Bulk density varies widely by moisture content, particle shape, compaction, and handling history. That means capacity in tons per hour can swing significantly even when volumetric flow is unchanged. The table below shows realistic bulk density ranges commonly used for preliminary conveyor assessments.

Material	Typical Bulk Density kg/m3	Equivalent t/m3	Capacity Impact
Wheat	700 to 790	0.70 to 0.79	Moderate mass output at the same volumetric rate
Corn	720 to 780	0.72 to 0.78	Common agricultural design reference material
Soybeans	750 to 860	0.75 to 0.86	Higher mass flow than grains at equal m3/h
Dry Sand	1440 to 1680	1.44 to 1.68	Very high mass throughput and higher drive load
Portland Cement	1100 to 1500	1.10 to 1.50	Fine powder, often needs conservative loading assumptions
Bituminous Coal	800 to 960	0.80 to 0.96	Flow characteristics vary by size and moisture

Typical chain speed statistics and design implications

Drag chain conveyors are usually operated at lower speeds than many belt conveyors because gentle handling, containment, and controlled bed movement are often more important than very high velocity. In practice, many systems are kept within a moderate speed window to limit wear and preserve stable material flow.

Application Type	Typical Chain Speed m/s	Common Priority	Observed Tradeoff
Grain handling	0.25 to 0.60	Gentle product movement	Higher speed can increase breakage and wear
Feed and food ingredients	0.20 to 0.50	Containment and sanitation	Low speed supports predictable loading
Cement and powders	0.15 to 0.40	Dust control and sealing	Bridging and compaction require careful feed design
Biomass and wood products	0.20 to 0.55	Irregular particle handling	Bulky material often reduces effective fill
Heavy industrial bulk solids	0.15 to 0.45	Wear life and torque control	Material density strongly affects power demand

How inclination changes conveyor capacity

As the conveyor angle increases, gravity begins to oppose the forward movement of the material bed. In drag systems, this can reduce stable loading, increase fallback tendencies, and limit the amount of material that can be conveyed without surging. That is why engineers apply incline derating factors. The exact derating depends on material friction, flight style, and casing geometry, but using a conservative factor during preliminary design is a sound practice.

For shallow inclines, capacity loss may be modest. At steeper angles, however, throughput can fall significantly. Derating also protects against the temptation to size only for theoretical cross-section while ignoring the more difficult mechanical behavior of material on a slope.

Factors that can make field capacity lower than calculated capacity

• Inlet choke feeding or non-uniform upstream discharge.
• Material moisture changes that alter density and flowability.
• Oversized lumps reducing effective fill area.
• Excessive chain wear or flight clearance changes.
• Internal build-up along sidewalls and bottom pans.
• Operating at an incline higher than assumed in design.
• Drive limitations, power shortages, or control logic restrictions.
• Conservative speed settings introduced after commissioning to reduce wear.
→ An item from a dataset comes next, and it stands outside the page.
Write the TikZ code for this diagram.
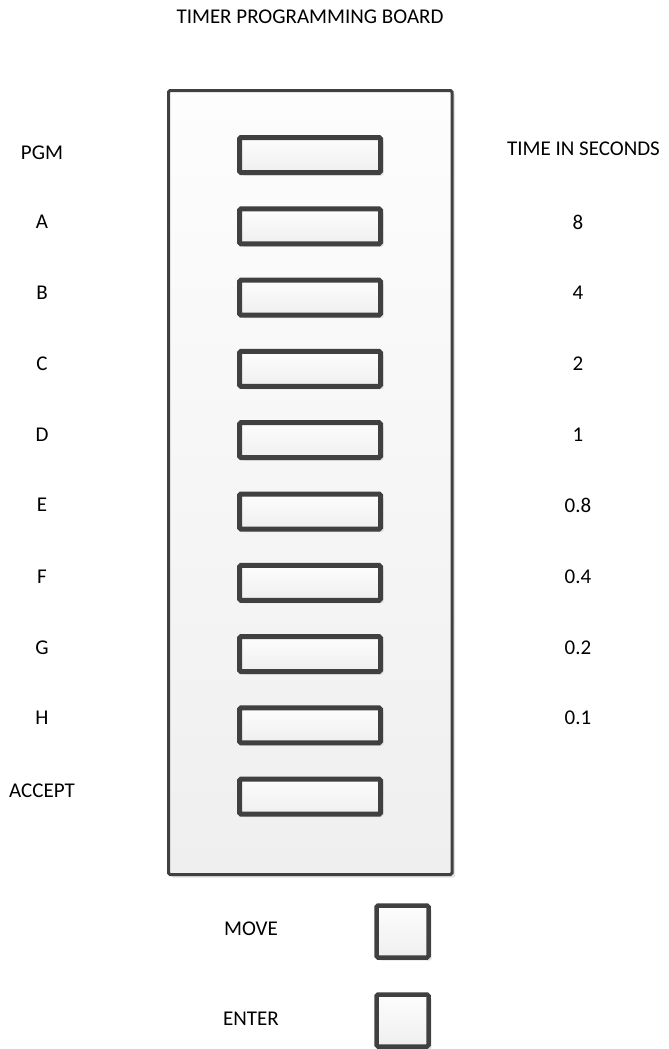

Using the calculator for planning and troubleshooting

The calculator is especially useful in three situations. First, it helps compare design options during front-end engineering. You can test whether a wider trough or a slightly faster chain delivers a better capacity gain. Second, it supports retrofit studies where actual plant throughput is lower than expected. If the calculated capacity is much higher than real performance, the issue may involve feed conditions, material properties, or mechanical wear rather than geometric sizing alone. Third, it helps convert between volumetric and mass throughput, which is essential when production teams talk in tons per hour but process engineers work from volume and fill geometry.

Best practices for more accurate drag chain conveyor sizing

1. Use measured bulk density from the actual material whenever possible.
2. Confirm whether the stated depth is usable material depth or total trough depth.
3. Apply conservative loading factors if feed is inconsistent.
4. Account for incline early instead of adding derating later.
5. Check the effect of speed on wear, product degradation, and power demand.
6. Validate preliminary calculations against vendor data and pilot or operating history.

Safety and standards references

Capacity should never be considered separately from safety, guarding, maintenance access, and dust control. If you are specifying or modifying a conveyor, consult authoritative safety guidance and engineering resources alongside performance calculations. Helpful starting points include the U.S. Occupational Safety and Health Administration guidance on machine guarding, the CDC NIOSH mining safety resources, and university extension material such as University of Minnesota grain handling system resources. These references are valuable because drag conveyors often operate in enclosed, dust-sensitive, and maintenance-intensive environments.

Final takeaway

Drag chain conveyor capacity calculation is not just a simple width-times-depth exercise. The most reliable estimates use effective loaded area, practical fill assumptions, real bulk density, realistic speed, and an incline correction. For many projects, that approach is the difference between a conveyor that merely looks correct on paper and one that performs consistently in the field. Use the calculator above for fast estimation, then validate the result against detailed mechanical design, power calculation, and manufacturer recommendations before final procurement.